Tensions between Japan and South Korea over a disputed group of islands show little sign of easing after South Korea's foreign minister rejected the possibility of talks on the issue at an Asian security meeting in Singapore, Japan has said.
The islands, known as Dokdo in South Korea and Takeshima in Japan, are claimed by both countries and could be rich in natural resources.
The dispute flared up again recently when Japanese authorities decided for the first time to include a claim to sovereignty over the islands in guidelines for the country's teachers.
The row has sparked an angry reaction from the South Korean government and vocal anti-Japanese demonstrations on the streets of Seoul, with some calling for military action.
South Korea temporarily recalled its ambassador from Japan in protest and stepped up security around the islands.
On Tuesday Yu Myung Hwan, South Korea's foreign minister snubbed an offer from his Japanese counterpart to meet on the sidelines of the annual Association of Southeast Asian Nations (Asean) regional security summit in Singapore.
Instead the two men had an "extremely short but very meaningful exchange of views", Masahiko Komura, Japan's foreign minister said.
Following the rejection, Japan's foreign ministry said it hoped the dispute will not undermine the warming of diplomatic ties between the rival nations.
|About 50 South Korean policemen live on the islands [EPA]
"We just hope that the difference between the two governments on this issue will not damage the otherwise solid and cordial bilateral relationship between Japan and the Republic of Korea," said Kazuo Kodama, a spokesman for Japan's foreign ministry.

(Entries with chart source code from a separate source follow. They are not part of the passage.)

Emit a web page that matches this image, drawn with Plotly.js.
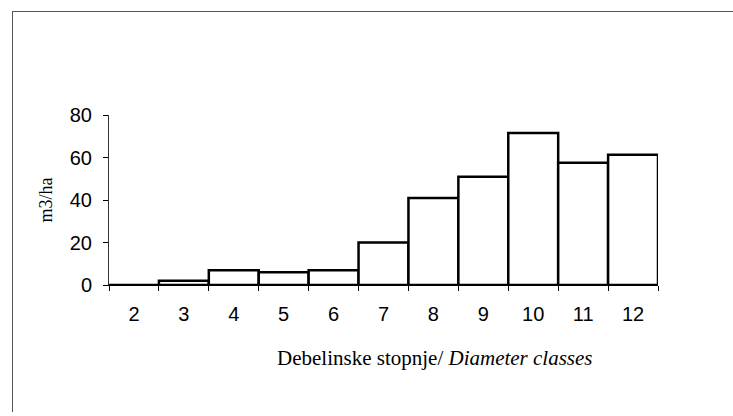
<!DOCTYPE html>
<html>
<head>
<meta charset="utf-8">
<script src="https://cdn.plot.ly/plotly-3.0.1.min.js"></script>
<style>
  html, body { margin: 0; padding: 0; background: #fff; }
  #wrap { position: relative; width: 733px; height: 416px; }
  #chart { width: 733px; height: 416px; }
  #frame { position: absolute; left: 12px; top: 11px; width: 721px; height: 400px;
           border-left: 1px solid #555; border-top: 1px solid #555; pointer-events: none; }
</style>
</head>
<body>
<div id="wrap">
  <div id="chart"></div>
  <div id="frame"></div>
</div>
<script>
// Data
const categories = ["2", "3", "4", "5", "6", "7", "8", "9", "10", "11", "12"];
const volumes = [0, 2, 7, 6, 7, 20, 41, 51, 71.5, 57.5, 61.3];
const yTickVals = [0, 20, 40, 60, 80];
const yTitle = "m3/ha";
const xTitle = "Debelinske stopnje/ <i>Diameter classes</i>";

const W = 733, H = 416;
const margin = { l: 109, r: 75, t: 115, b: 131 };
const plotW = W - margin.l - margin.r;
const plotH = H - margin.t - margin.b;
const px2paperX = (px) => (px - margin.l) / plotW;
const px2paperY = (py) => 1 - (py - margin.t) / plotH;

const trace = {
  type: "bar",
  x: categories,
  y: volumes,
  marker: { color: "#ffffff", line: { color: "#000000", width: 2.5 } },
  hoverinfo: "skip"
};

const layout = {
  width: W, height: H,
  margin: margin,
  paper_bgcolor: "#ffffff",
  plot_bgcolor: "#ffffff",
  bargap: 0,
  showlegend: false,
  font: { family: "Liberation Sans, Arial, sans-serif", color: "#000", size: 20 },
  xaxis: {
    type: "category",
    tickson: "boundaries",
    ticks: "outside",
    ticklen: 5,
    tickcolor: "#000",
    tickwidth: 1,
    showline: true,
    linecolor: "#000",
    linewidth: 1,
    showgrid: false,
    zeroline: false,
    tickfont: { family: "Liberation Sans, Arial, sans-serif", size: 20, color: "#000" },
    ticklabelstandoff: 11
  },
  yaxis: {
    range: [0, 80],
    tickvals: yTickVals,
    ticks: "outside",
    ticklen: 5,
    tickcolor: "#000",
    showline: true,
    linecolor: "#333",
    linewidth: 1,
    showgrid: false,
    zeroline: false,
    tickfont: { family: "Liberation Sans, Arial, sans-serif", size: 20, color: "#000" },
    ticklabelstandoff: 7,
    title: { text: yTitle, font: { family: "Liberation Serif, Times New Roman, serif", size: 18, color: "#000" }, standoff: 12 }
  },
  annotations: [{
    xref: "paper", yref: "paper",
    x: px2paperX(435), y: px2paperY(358),
    xanchor: "center", yanchor: "middle",
    showarrow: false,
    text: xTitle,
    font: { family: "Liberation Serif, Times New Roman, serif", size: 21, color: "#000" }
  }]
};

Plotly.newPlot("chart", [trace], layout, { displayModeBar: false, staticPlot: true });
</script>
</body>
</html>
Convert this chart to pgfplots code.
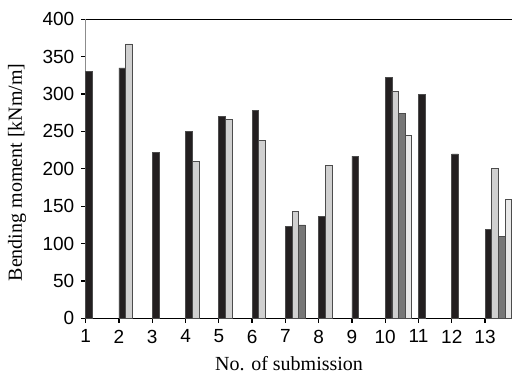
\documentclass[border=0pt]{standalone}
\usepackage{pgfplots}
\pgfplotsset{compat=1.18}
\usepackage{fontspec}
\setmainfont{Liberation Serif}
\newfontfamily\tickfont{Liberation Sans}

\definecolor{barblack}{HTML}{231F20}
\definecolor{barlight}{HTML}{D0D0D0}
\definecolor{bardark}{HTML}{777777}
\definecolor{barpale}{HTML}{E8E8E8}

\begin{document}
\begin{tikzpicture}
\path[use as bounding box] (-42.85pt,-28.85pt) rectangle (213.15pt,159.15pt);
\begin{axis}[
  at={(0pt,0pt)}, anchor=south west,
  scale only axis,
  width=213.15pt, height=149.5pt,
  xmin=1, xmax=13.81,
  ymin=0, ymax=400,
  axis x line=box, axis y line=left,
  axis line style={-, line width=0.6pt},
  y axis line style={draw=black!45},
  xtick pos=bottom, ytick pos=left,
  tick align=outside,
  major tick length=2.2pt,
  tick style={line width=0.6pt, black},
  xtick={1,...,13},
  ytick={0,50,...,400},
  ticklabel style={font=\fontsize{9.5}{11}\tickfont},
  /pgf/number format/assume math mode=true,
  xlabel={No. of submission},
  ylabel={Bending moment [kNm/m]},
  label style={font=\fontsize{10}{12}\selectfont},
  every axis x label/.style={at={(axis description cs:0.477,0)}, anchor=base, yshift=-25.9pt},
  every axis y label/.style={at={(axis description cs:0,0.488)}, xshift=-34.3pt, rotate=90, anchor=center},
  ybar, bar width=0.2, bar shift=0pt,
  every axis plot/.append style={draw=black!70, line width=0.35pt},
  clip=false,
]
% submissions with a single value
\addplot[fill=barblack, draw=black!70] coordinates {
  (1.1,330) (2.1,335) (3.1,222) (4.1,250) (5.1,270) (6.1,278) (7.1,123)
  (8.1,136) (9.1,217) (10.1,322) (11.1,300) (12.1,220) (13.1,119)};
% second value where reported
\addplot[fill=barlight, draw=black!70] coordinates {
  (2.3,367) (4.3,210) (5.3,266) (6.3,238) (7.3,143) (8.3,204) (10.3,304) (13.3,201)};
% third value
\addplot[fill=bardark, draw=black!70] coordinates {
  (7.5,125) (10.5,274) (13.5,110)};
% fourth value
\addplot[fill=barpale, draw=black!70] coordinates {
  (10.7,245) (13.7,159)};
\end{axis}
\end{tikzpicture}
\end{document}
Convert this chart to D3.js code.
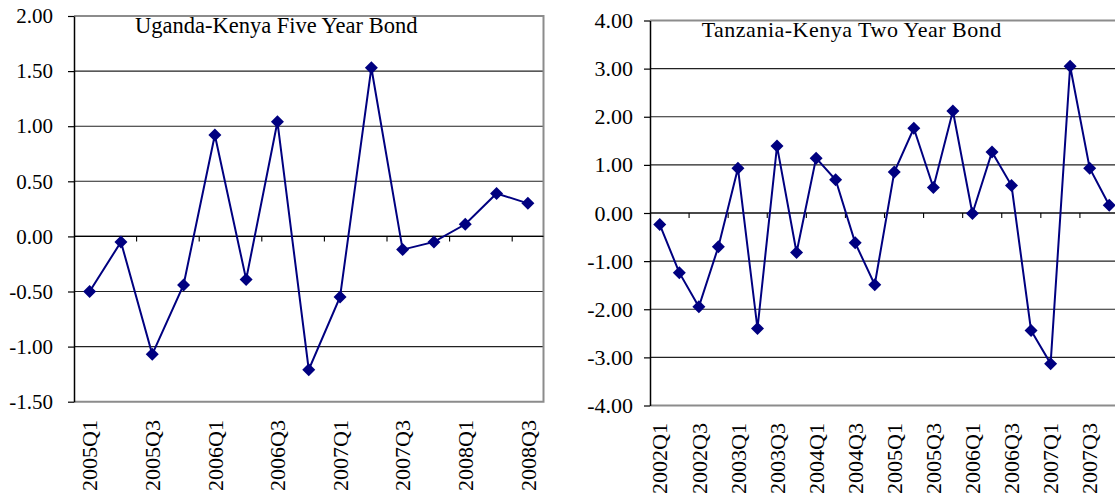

Kodama said Tokyo was anxious to get cooperative relations back on track and remained committed to lifting ties to an "even higher dimension".
Seoul and Tokyo have long been at odds about who has sovereignty over the rocky outcrops situated about half way between the two countries.
About 50 South Korean policemen live on the islands, which according to a South Korean newspaper, the government has earmarked for building a hotel and permanent village.
Seoul has also found an unlikely ally in North Korea, which aired news saying that Japan's "distortion of history and the 'dominion over Takeshima' is an unpardonable move" seen as a move to re-invade the region.
Japan however chose to take a softer line.
"If military tensions escalate, that would bring no benefit to either Japan or South Korea," Nobutaka Machimura, Japan's chief cabinet secretary. "So we need to calmly deal with the situation."
In April, the two sides held their first full-fledged bilateral summit in three years.
Ties had been suspended after repeated visits by earlier Japanese leaders to a Tokyo shrine honouring the country's war dead including convicted war criminals.